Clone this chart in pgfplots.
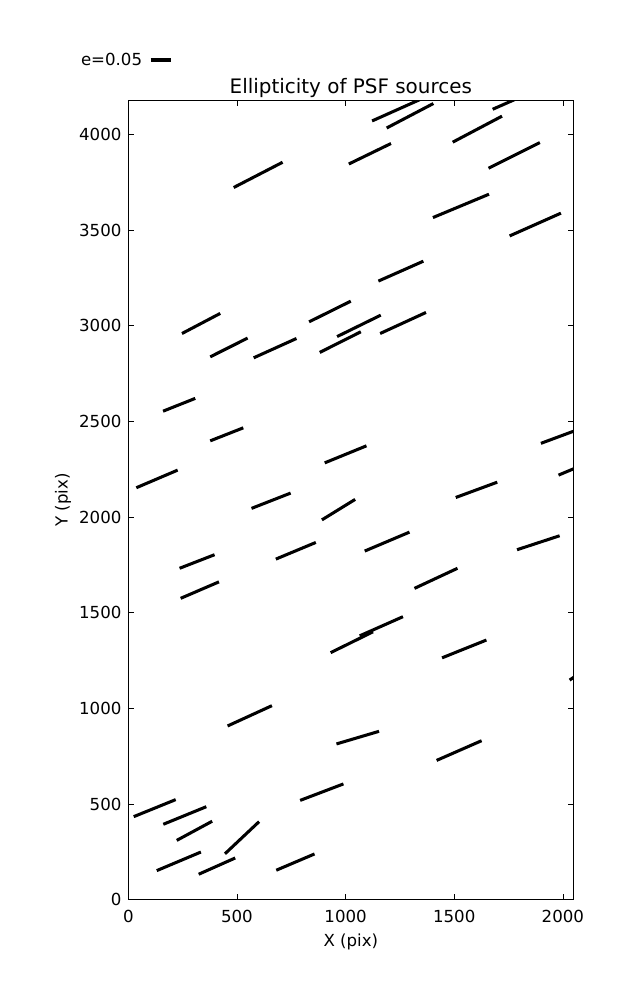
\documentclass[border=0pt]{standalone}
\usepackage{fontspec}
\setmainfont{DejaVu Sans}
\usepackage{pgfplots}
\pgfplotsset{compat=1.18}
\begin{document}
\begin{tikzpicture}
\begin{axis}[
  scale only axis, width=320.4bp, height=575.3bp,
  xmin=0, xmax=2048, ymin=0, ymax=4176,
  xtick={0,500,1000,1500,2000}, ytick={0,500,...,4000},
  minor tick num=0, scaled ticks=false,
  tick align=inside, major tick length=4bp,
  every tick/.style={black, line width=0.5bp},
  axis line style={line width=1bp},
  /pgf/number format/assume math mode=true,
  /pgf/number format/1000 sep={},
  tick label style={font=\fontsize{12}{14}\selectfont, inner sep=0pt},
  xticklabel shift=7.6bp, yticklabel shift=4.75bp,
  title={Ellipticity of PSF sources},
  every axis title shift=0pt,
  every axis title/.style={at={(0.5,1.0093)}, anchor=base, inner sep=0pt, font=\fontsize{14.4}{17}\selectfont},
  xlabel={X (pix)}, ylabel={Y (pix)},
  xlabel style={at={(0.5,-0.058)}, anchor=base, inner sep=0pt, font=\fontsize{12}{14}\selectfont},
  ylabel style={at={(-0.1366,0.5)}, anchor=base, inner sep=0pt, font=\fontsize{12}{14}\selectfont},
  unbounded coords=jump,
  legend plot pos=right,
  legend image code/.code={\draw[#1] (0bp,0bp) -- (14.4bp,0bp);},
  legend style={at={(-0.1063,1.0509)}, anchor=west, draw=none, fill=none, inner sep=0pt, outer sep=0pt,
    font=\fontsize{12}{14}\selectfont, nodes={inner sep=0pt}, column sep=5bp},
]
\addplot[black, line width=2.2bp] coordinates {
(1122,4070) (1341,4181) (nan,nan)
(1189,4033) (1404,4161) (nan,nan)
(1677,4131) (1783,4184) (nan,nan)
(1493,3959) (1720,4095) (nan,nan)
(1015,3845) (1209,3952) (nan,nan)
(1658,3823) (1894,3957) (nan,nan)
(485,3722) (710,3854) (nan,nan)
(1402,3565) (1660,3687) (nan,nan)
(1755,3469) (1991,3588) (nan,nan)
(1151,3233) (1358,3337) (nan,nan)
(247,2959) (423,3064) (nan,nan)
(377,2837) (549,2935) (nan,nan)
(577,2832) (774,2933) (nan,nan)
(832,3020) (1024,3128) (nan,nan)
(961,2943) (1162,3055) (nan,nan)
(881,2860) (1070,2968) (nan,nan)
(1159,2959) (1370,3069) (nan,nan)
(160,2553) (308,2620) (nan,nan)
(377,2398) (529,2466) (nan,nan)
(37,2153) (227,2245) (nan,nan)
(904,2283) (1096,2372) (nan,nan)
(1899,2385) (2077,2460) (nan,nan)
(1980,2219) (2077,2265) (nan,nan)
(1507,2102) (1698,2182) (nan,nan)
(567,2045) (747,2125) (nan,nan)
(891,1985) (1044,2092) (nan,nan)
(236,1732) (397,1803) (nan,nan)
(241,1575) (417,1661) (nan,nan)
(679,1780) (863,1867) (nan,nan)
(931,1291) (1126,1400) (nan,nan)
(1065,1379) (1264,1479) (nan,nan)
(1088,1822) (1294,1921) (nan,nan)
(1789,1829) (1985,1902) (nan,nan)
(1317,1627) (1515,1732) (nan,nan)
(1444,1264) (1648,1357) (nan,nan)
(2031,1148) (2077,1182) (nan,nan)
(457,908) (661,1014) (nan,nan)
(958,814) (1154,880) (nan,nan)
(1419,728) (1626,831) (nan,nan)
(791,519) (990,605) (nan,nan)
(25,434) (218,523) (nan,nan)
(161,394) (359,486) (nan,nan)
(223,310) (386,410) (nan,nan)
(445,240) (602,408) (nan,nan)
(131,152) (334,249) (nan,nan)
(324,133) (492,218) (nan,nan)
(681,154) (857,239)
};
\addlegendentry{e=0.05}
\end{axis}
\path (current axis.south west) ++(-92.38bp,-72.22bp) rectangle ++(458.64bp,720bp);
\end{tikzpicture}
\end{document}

****************

Do this:
Every line should be retyped exactly, with the pictures omitted.

Exercise result:
Clone this chart in pgfplots.
\documentclass[border=0pt]{standalone}
\usepackage{fontspec}
\setmainfont{DejaVu Sans}
\usepackage{pgfplots}
\pgfplotsset{compat=1.18}
\begin{document}
\begin{tikzpicture}
\begin{axis}[
  scale only axis, width=320.4bp, height=575.3bp,
  xmin=0, xmax=2048, ymin=0, ymax=4176,
  xtick={0,500,1000,1500,2000}, ytick={0,500,...,4000},
  minor tick num=0, scaled ticks=false,
  tick align=inside, major tick length=4bp,
  every tick/.style={black, line width=0.5bp},
  axis line style={line width=1bp},
  /pgf/number format/assume math mode=true,
  /pgf/number format/1000 sep={},
  tick label style={font=\fontsize{12}{14}\selectfont, inner sep=0pt},
  xticklabel shift=7.6bp, yticklabel shift=4.75bp,
  title={Ellipticity of PSF sources},
  every axis title shift=0pt,
  every axis title/.style={at={(0.5,1.0093)}, anchor=base, inner sep=0pt, font=\fontsize{14.4}{17}\selectfont},
  xlabel={X (pix)}, ylabel={Y (pix)},
  xlabel style={at={(0.5,-0.058)}, anchor=base, inner sep=0pt, font=\fontsize{12}{14}\selectfont},
  ylabel style={at={(-0.1366,0.5)}, anchor=base, inner sep=0pt, font=\fontsize{12}{14}\selectfont},
  unbounded coords=jump,
  legend plot pos=right,
  legend image code/.code={\draw[#1] (0bp,0bp) -- (14.4bp,0bp);},
  legend style={at={(-0.1063,1.0509)}, anchor=west, draw=none, fill=none, inner sep=0pt, outer sep=0pt,
    font=\fontsize{12}{14}\selectfont, nodes={inner sep=0pt}, column sep=5bp},
]
\addplot[black, line width=2.2bp] coordinates {
(1122,4070) (1341,4181) (nan,nan)
(1189,4033) (1404,4161) (nan,nan)
(1677,4131) (1783,4184) (nan,nan)
(1493,3959) (1720,4095) (nan,nan)
(1015,3845) (1209,3952) (nan,nan)
(1658,3823) (1894,3957) (nan,nan)
(485,3722) (710,3854) (nan,nan)
(1402,3565) (1660,3687) (nan,nan)
(1755,3469) (1991,3588) (nan,nan)
(1151,3233) (1358,3337) (nan,nan)
(247,2959) (423,3064) (nan,nan)
(377,2837) (549,2935) (nan,nan)
(577,2832) (774,2933) (nan,nan)
(832,3020) (1024,3128) (nan,nan)
(961,2943) (1162,3055) (nan,nan)
(881,2860) (1070,2968) (nan,nan)
(1159,2959) (1370,3069) (nan,nan)
(160,2553) (308,2620) (nan,nan)
(377,2398) (529,2466) (nan,nan)
(37,2153) (227,2245) (nan,nan)
(904,2283) (1096,2372) (nan,nan)
(1899,2385) (2077,2460) (nan,nan)
(1980,2219) (2077,2265) (nan,nan)
(1507,2102) (1698,2182) (nan,nan)
(567,2045) (747,2125) (nan,nan)
(891,1985) (1044,2092) (nan,nan)
(236,1732) (397,1803) (nan,nan)
(241,1575) (417,1661) (nan,nan)
(679,1780) (863,1867) (nan,nan)
(931,1291) (1126,1400) (nan,nan)
(1065,1379) (1264,1479) (nan,nan)
(1088,1822) (1294,1921) (nan,nan)
(1789,1829) (1985,1902) (nan,nan)
(1317,1627) (1515,1732) (nan,nan)
(1444,1264) (1648,1357) (nan,nan)
(2031,1148) (2077,1182) (nan,nan)
(457,908) (661,1014) (nan,nan)
(958,814) (1154,880) (nan,nan)
(1419,728) (1626,831) (nan,nan)
(791,519) (990,605) (nan,nan)
(25,434) (218,523) (nan,nan)
(161,394) (359,486) (nan,nan)
(223,310) (386,410) (nan,nan)
(445,240) (602,408) (nan,nan)
(131,152) (334,249) (nan,nan)
(324,133) (492,218) (nan,nan)
(681,154) (857,239)
};
\addlegendentry{e=0.05}
\end{axis}
\path (current axis.south west) ++(-92.38bp,-72.22bp) rectangle ++(458.64bp,720bp);
\end{tikzpicture}
\end{document}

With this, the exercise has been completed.